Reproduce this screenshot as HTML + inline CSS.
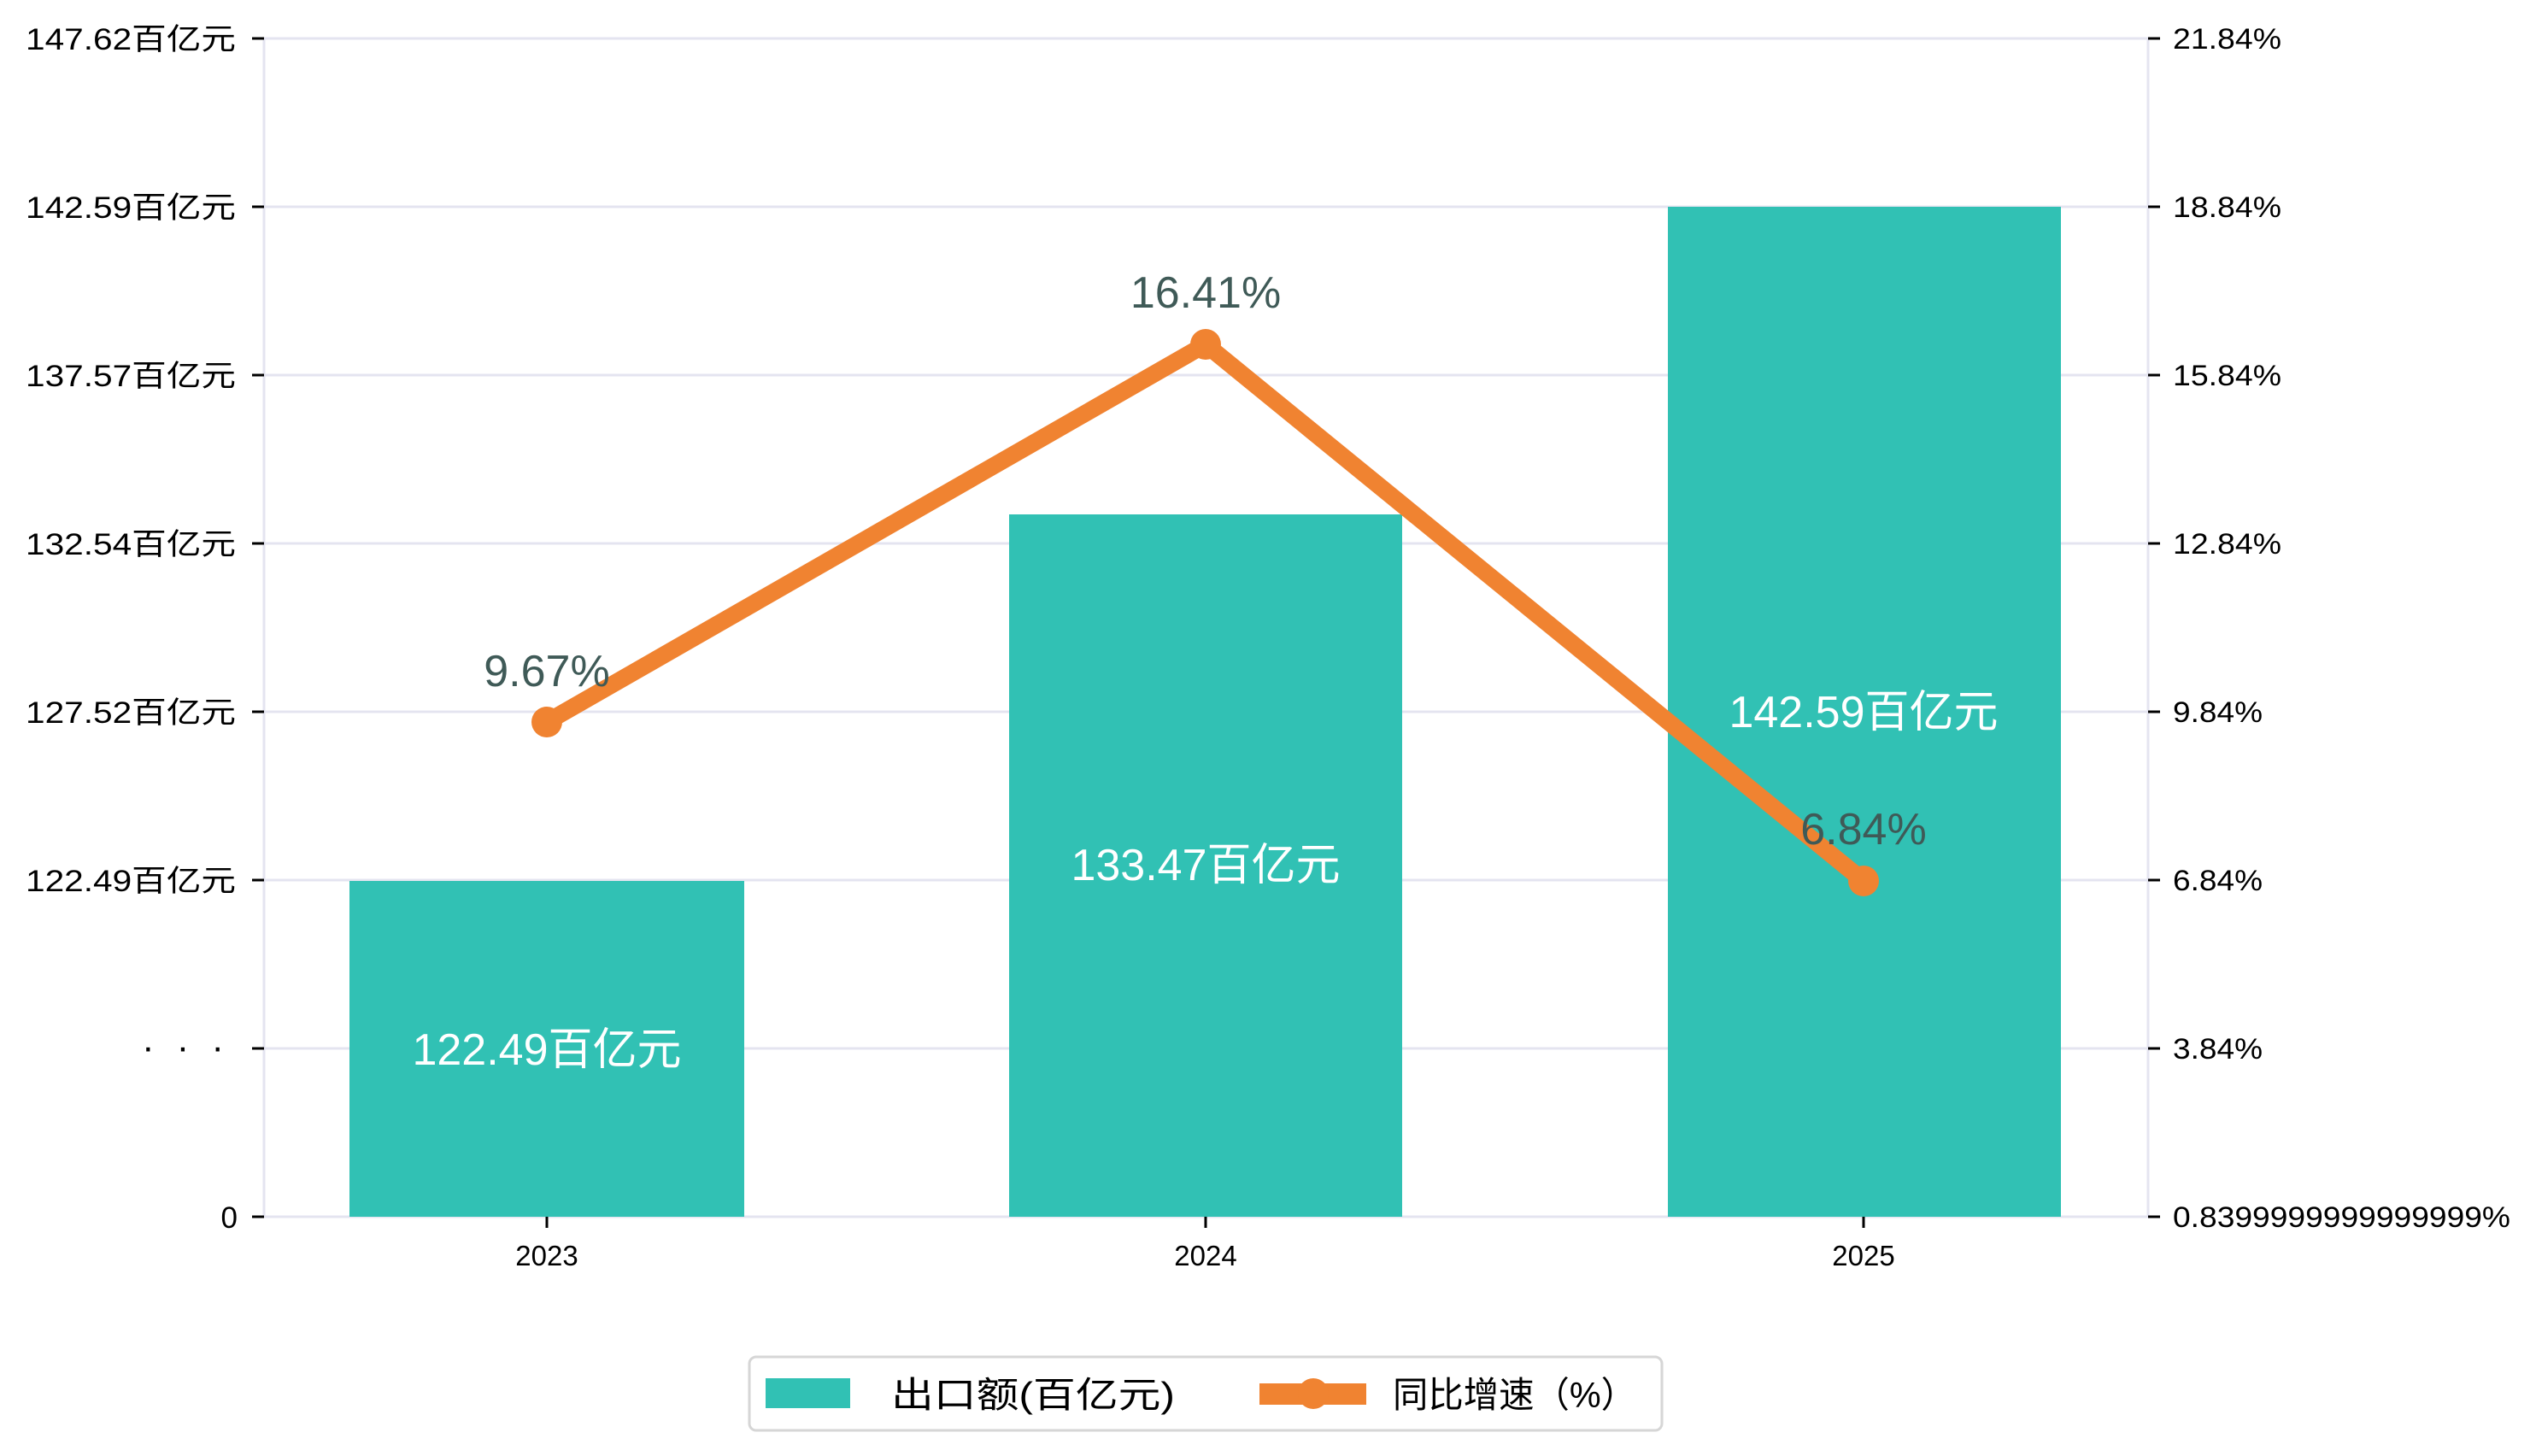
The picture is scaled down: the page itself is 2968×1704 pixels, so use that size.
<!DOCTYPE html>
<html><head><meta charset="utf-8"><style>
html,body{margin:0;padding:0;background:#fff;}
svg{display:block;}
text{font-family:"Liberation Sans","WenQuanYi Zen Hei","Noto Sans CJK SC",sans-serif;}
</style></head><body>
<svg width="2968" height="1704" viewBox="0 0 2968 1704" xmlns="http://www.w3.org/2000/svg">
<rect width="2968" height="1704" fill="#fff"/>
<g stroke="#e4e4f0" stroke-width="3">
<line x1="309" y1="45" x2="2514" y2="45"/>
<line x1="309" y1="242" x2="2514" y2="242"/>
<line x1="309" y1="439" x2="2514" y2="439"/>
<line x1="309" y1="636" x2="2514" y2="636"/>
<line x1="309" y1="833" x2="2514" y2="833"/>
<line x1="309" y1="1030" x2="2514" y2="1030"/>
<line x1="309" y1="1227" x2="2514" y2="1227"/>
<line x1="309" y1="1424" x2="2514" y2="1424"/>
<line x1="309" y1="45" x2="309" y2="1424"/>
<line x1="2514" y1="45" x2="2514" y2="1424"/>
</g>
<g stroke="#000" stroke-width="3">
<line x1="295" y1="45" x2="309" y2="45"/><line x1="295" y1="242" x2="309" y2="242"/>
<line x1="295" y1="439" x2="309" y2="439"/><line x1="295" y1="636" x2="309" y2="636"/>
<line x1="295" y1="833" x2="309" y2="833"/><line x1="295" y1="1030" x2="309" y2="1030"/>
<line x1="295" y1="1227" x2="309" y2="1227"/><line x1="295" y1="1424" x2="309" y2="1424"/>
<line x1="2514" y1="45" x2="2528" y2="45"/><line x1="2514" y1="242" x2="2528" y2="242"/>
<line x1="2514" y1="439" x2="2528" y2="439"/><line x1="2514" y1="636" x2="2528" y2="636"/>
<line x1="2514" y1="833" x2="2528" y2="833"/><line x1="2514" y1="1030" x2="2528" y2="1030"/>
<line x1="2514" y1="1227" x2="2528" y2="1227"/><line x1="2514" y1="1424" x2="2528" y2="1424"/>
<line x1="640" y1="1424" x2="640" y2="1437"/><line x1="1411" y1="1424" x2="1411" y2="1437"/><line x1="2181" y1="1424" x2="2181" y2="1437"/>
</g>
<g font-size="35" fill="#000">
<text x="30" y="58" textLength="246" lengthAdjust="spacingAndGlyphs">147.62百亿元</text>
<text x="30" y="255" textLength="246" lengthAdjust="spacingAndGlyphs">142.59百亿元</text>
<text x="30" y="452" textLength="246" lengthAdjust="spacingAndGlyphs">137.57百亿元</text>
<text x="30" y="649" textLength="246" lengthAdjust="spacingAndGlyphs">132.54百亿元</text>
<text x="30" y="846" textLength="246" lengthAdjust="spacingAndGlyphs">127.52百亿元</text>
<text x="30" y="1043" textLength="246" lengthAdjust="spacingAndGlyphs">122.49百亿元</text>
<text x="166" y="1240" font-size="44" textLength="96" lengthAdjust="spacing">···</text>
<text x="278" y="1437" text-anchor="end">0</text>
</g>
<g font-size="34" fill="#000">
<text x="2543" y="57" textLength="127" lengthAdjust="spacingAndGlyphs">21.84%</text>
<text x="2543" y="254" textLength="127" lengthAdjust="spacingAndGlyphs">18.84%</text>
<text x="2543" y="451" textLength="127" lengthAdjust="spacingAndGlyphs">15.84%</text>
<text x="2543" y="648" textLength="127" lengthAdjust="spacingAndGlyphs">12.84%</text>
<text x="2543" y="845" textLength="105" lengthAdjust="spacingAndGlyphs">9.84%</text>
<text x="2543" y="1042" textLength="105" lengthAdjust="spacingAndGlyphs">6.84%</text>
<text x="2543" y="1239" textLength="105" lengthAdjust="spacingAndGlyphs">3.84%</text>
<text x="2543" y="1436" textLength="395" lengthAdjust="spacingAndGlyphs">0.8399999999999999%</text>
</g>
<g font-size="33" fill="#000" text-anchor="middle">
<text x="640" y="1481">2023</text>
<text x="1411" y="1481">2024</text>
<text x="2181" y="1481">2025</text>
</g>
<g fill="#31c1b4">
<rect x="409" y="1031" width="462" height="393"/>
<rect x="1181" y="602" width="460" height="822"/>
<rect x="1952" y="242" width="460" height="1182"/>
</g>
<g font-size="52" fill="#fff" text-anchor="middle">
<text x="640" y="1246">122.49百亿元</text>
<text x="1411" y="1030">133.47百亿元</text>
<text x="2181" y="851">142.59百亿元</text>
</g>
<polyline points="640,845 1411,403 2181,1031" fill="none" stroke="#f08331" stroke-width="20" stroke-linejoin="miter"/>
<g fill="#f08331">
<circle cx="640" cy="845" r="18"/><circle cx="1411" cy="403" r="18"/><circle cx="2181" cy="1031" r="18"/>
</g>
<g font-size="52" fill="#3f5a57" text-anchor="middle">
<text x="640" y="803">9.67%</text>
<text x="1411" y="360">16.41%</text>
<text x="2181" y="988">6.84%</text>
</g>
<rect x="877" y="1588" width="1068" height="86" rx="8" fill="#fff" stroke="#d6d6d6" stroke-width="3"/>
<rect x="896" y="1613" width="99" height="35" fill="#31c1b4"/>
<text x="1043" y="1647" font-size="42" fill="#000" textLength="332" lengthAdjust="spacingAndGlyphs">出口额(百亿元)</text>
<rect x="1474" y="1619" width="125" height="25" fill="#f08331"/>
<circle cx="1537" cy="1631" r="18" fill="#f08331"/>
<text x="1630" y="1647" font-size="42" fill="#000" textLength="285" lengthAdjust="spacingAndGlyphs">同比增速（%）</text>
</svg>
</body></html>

**********

• [Task directions] Drop the images and repeat the data exactly.

• [Solved problem]
Reproduce this screenshot as HTML + inline CSS.
The picture is scaled down: the page itself is 2968×1704 pixels, so use that size.
<!DOCTYPE html>
<html><head><meta charset="utf-8"><style>
html,body{margin:0;padding:0;background:#fff;}
svg{display:block;}
text{font-family:"Liberation Sans","WenQuanYi Zen Hei","Noto Sans CJK SC",sans-serif;}
</style></head><body>
<svg width="2968" height="1704" viewBox="0 0 2968 1704" xmlns="http://www.w3.org/2000/svg">
<rect width="2968" height="1704" fill="#fff"/>
<g stroke="#e4e4f0" stroke-width="3">
<line x1="309" y1="45" x2="2514" y2="45"/>
<line x1="309" y1="242" x2="2514" y2="242"/>
<line x1="309" y1="439" x2="2514" y2="439"/>
<line x1="309" y1="636" x2="2514" y2="636"/>
<line x1="309" y1="833" x2="2514" y2="833"/>
<line x1="309" y1="1030" x2="2514" y2="1030"/>
<line x1="309" y1="1227" x2="2514" y2="1227"/>
<line x1="309" y1="1424" x2="2514" y2="1424"/>
<line x1="309" y1="45" x2="309" y2="1424"/>
<line x1="2514" y1="45" x2="2514" y2="1424"/>
</g>
<g stroke="#000" stroke-width="3">
<line x1="295" y1="45" x2="309" y2="45"/><line x1="295" y1="242" x2="309" y2="242"/>
<line x1="295" y1="439" x2="309" y2="439"/><line x1="295" y1="636" x2="309" y2="636"/>
<line x1="295" y1="833" x2="309" y2="833"/><line x1="295" y1="1030" x2="309" y2="1030"/>
<line x1="295" y1="1227" x2="309" y2="1227"/><line x1="295" y1="1424" x2="309" y2="1424"/>
<line x1="2514" y1="45" x2="2528" y2="45"/><line x1="2514" y1="242" x2="2528" y2="242"/>
<line x1="2514" y1="439" x2="2528" y2="439"/><line x1="2514" y1="636" x2="2528" y2="636"/>
<line x1="2514" y1="833" x2="2528" y2="833"/><line x1="2514" y1="1030" x2="2528" y2="1030"/>
<line x1="2514" y1="1227" x2="2528" y2="1227"/><line x1="2514" y1="1424" x2="2528" y2="1424"/>
<line x1="640" y1="1424" x2="640" y2="1437"/><line x1="1411" y1="1424" x2="1411" y2="1437"/><line x1="2181" y1="1424" x2="2181" y2="1437"/>
</g>
<g font-size="35" fill="#000">
<text x="30" y="58" textLength="246" lengthAdjust="spacingAndGlyphs">147.62百亿元</text>
<text x="30" y="255" textLength="246" lengthAdjust="spacingAndGlyphs">142.59百亿元</text>
<text x="30" y="452" textLength="246" lengthAdjust="spacingAndGlyphs">137.57百亿元</text>
<text x="30" y="649" textLength="246" lengthAdjust="spacingAndGlyphs">132.54百亿元</text>
<text x="30" y="846" textLength="246" lengthAdjust="spacingAndGlyphs">127.52百亿元</text>
<text x="30" y="1043" textLength="246" lengthAdjust="spacingAndGlyphs">122.49百亿元</text>
<text x="166" y="1240" font-size="44" textLength="96" lengthAdjust="spacing">···</text>
<text x="278" y="1437" text-anchor="end">0</text>
</g>
<g font-size="34" fill="#000">
<text x="2543" y="57" textLength="127" lengthAdjust="spacingAndGlyphs">21.84%</text>
<text x="2543" y="254" textLength="127" lengthAdjust="spacingAndGlyphs">18.84%</text>
<text x="2543" y="451" textLength="127" lengthAdjust="spacingAndGlyphs">15.84%</text>
<text x="2543" y="648" textLength="127" lengthAdjust="spacingAndGlyphs">12.84%</text>
<text x="2543" y="845" textLength="105" lengthAdjust="spacingAndGlyphs">9.84%</text>
<text x="2543" y="1042" textLength="105" lengthAdjust="spacingAndGlyphs">6.84%</text>
<text x="2543" y="1239" textLength="105" lengthAdjust="spacingAndGlyphs">3.84%</text>
<text x="2543" y="1436" textLength="395" lengthAdjust="spacingAndGlyphs">0.8399999999999999%</text>
</g>
<g font-size="33" fill="#000" text-anchor="middle">
<text x="640" y="1481">2023</text>
<text x="1411" y="1481">2024</text>
<text x="2181" y="1481">2025</text>
</g>
<g fill="#31c1b4">
<rect x="409" y="1031" width="462" height="393"/>
<rect x="1181" y="602" width="460" height="822"/>
<rect x="1952" y="242" width="460" height="1182"/>
</g>
<g font-size="52" fill="#fff" text-anchor="middle">
<text x="640" y="1246">122.49百亿元</text>
<text x="1411" y="1030">133.47百亿元</text>
<text x="2181" y="851">142.59百亿元</text>
</g>
<polyline points="640,845 1411,403 2181,1031" fill="none" stroke="#f08331" stroke-width="20" stroke-linejoin="miter"/>
<g fill="#f08331">
<circle cx="640" cy="845" r="18"/><circle cx="1411" cy="403" r="18"/><circle cx="2181" cy="1031" r="18"/>
</g>
<g font-size="52" fill="#3f5a57" text-anchor="middle">
<text x="640" y="803">9.67%</text>
<text x="1411" y="360">16.41%</text>
<text x="2181" y="988">6.84%</text>
</g>
<rect x="877" y="1588" width="1068" height="86" rx="8" fill="#fff" stroke="#d6d6d6" stroke-width="3"/>
<rect x="896" y="1613" width="99" height="35" fill="#31c1b4"/>
<text x="1043" y="1647" font-size="42" fill="#000" textLength="332" lengthAdjust="spacingAndGlyphs">出口额(百亿元)</text>
<rect x="1474" y="1619" width="125" height="25" fill="#f08331"/>
<circle cx="1537" cy="1631" r="18" fill="#f08331"/>
<text x="1630" y="1647" font-size="42" fill="#000" textLength="285" lengthAdjust="spacingAndGlyphs">同比增速（%）</text>
</svg>
</body></html>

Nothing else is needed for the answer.